## Exercise objective
Your output is the lines from the first one to the one containing "from bokeh.resources import INLINE", repeated exactly, with images left out.

_ _ _

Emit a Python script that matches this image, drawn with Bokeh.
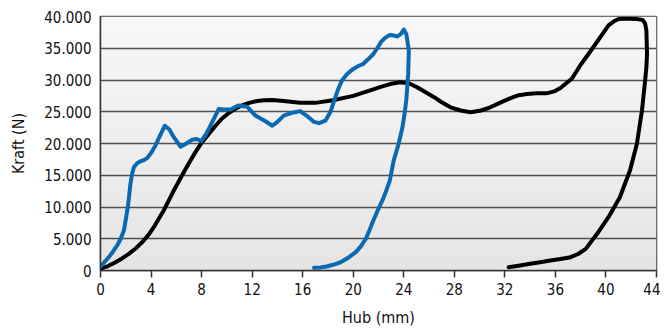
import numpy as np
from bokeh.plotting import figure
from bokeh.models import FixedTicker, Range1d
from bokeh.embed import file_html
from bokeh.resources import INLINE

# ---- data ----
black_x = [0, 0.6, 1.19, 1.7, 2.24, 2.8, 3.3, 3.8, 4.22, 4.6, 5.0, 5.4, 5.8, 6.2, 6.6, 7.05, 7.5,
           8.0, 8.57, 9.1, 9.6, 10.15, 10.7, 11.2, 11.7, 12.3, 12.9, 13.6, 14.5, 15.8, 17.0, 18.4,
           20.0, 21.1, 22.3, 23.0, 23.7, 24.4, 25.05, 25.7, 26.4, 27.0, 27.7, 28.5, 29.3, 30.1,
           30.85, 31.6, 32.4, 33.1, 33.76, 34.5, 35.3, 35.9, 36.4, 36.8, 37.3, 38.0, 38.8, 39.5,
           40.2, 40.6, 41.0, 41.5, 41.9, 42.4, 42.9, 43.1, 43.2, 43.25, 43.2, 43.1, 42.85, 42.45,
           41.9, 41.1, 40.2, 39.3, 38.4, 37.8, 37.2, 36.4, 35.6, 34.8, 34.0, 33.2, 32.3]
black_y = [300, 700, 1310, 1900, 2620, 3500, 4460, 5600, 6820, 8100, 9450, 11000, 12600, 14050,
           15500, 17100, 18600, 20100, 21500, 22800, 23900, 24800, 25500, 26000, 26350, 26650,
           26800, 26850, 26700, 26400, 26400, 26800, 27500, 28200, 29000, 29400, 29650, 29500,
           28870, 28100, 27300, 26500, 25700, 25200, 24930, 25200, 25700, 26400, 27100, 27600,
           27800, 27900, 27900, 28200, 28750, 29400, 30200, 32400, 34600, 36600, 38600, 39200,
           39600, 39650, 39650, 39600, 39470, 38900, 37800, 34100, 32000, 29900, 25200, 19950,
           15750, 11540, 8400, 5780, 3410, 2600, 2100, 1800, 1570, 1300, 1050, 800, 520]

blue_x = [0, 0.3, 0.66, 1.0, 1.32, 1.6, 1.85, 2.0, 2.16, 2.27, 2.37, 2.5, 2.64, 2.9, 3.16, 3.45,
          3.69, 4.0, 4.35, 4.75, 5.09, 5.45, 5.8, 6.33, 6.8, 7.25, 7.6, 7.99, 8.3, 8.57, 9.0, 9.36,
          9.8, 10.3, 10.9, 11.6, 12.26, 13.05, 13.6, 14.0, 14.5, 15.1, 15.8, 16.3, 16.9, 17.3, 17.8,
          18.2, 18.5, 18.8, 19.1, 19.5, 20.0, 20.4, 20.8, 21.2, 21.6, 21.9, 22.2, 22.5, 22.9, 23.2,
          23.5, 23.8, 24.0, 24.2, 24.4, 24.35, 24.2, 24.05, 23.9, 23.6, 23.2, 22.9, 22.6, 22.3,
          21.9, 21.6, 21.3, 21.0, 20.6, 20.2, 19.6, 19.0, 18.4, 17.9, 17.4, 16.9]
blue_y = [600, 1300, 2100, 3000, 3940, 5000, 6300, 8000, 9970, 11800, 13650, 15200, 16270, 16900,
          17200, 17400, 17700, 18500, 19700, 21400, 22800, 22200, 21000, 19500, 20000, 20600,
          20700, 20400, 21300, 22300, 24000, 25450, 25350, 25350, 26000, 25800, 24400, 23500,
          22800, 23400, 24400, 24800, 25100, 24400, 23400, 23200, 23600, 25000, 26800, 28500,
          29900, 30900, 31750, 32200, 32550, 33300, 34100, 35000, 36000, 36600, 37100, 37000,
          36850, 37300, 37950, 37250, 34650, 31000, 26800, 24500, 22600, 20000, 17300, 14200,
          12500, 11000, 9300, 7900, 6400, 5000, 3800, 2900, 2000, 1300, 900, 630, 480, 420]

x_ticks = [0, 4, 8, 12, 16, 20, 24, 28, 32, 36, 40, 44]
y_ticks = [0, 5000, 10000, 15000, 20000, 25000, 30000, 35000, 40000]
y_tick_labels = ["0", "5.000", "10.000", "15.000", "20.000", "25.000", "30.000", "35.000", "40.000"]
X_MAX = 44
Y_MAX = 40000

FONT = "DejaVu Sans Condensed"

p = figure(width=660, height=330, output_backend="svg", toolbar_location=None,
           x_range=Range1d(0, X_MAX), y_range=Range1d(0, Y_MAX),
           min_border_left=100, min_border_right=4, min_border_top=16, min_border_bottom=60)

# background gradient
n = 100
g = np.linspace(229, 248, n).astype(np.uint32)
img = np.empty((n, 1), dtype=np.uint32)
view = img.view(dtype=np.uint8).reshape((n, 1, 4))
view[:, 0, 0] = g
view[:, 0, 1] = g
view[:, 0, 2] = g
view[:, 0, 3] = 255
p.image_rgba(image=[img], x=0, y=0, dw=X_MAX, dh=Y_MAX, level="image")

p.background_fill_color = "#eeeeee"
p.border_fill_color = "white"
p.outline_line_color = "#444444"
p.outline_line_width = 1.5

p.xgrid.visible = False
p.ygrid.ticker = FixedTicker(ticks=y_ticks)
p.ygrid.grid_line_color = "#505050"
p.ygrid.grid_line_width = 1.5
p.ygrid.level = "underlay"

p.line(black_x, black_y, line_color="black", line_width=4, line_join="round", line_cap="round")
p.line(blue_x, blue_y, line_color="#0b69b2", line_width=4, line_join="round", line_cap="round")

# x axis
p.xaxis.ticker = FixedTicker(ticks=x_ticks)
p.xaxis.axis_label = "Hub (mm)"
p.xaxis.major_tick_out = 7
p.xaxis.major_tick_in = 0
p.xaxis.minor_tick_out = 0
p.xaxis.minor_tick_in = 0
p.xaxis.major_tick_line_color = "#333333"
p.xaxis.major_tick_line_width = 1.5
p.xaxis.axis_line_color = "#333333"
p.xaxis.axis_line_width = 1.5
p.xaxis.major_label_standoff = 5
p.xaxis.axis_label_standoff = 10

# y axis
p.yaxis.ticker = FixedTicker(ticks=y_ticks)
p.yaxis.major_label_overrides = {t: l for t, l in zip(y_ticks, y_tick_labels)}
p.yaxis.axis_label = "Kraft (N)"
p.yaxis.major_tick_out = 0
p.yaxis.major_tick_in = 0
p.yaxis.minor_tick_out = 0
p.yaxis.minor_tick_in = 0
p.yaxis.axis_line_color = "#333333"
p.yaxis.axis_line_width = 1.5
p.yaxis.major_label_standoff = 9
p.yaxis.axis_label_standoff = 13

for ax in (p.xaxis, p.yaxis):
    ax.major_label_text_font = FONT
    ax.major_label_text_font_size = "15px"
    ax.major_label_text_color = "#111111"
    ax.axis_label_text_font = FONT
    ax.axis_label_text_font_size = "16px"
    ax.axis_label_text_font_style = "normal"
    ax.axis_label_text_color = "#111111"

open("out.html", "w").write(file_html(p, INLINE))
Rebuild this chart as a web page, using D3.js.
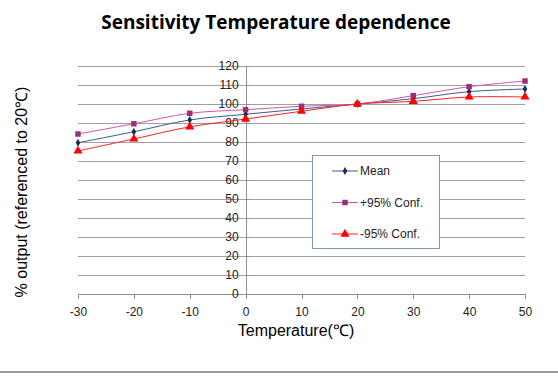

_ _ _

## Written solution
Emit a Python script that matches this image, drawn with Bokeh.
import numpy as np
from bokeh.plotting import figure
from bokeh.models import FixedTicker, Range1d
from bokeh.embed import file_html
from bokeh.resources import INLINE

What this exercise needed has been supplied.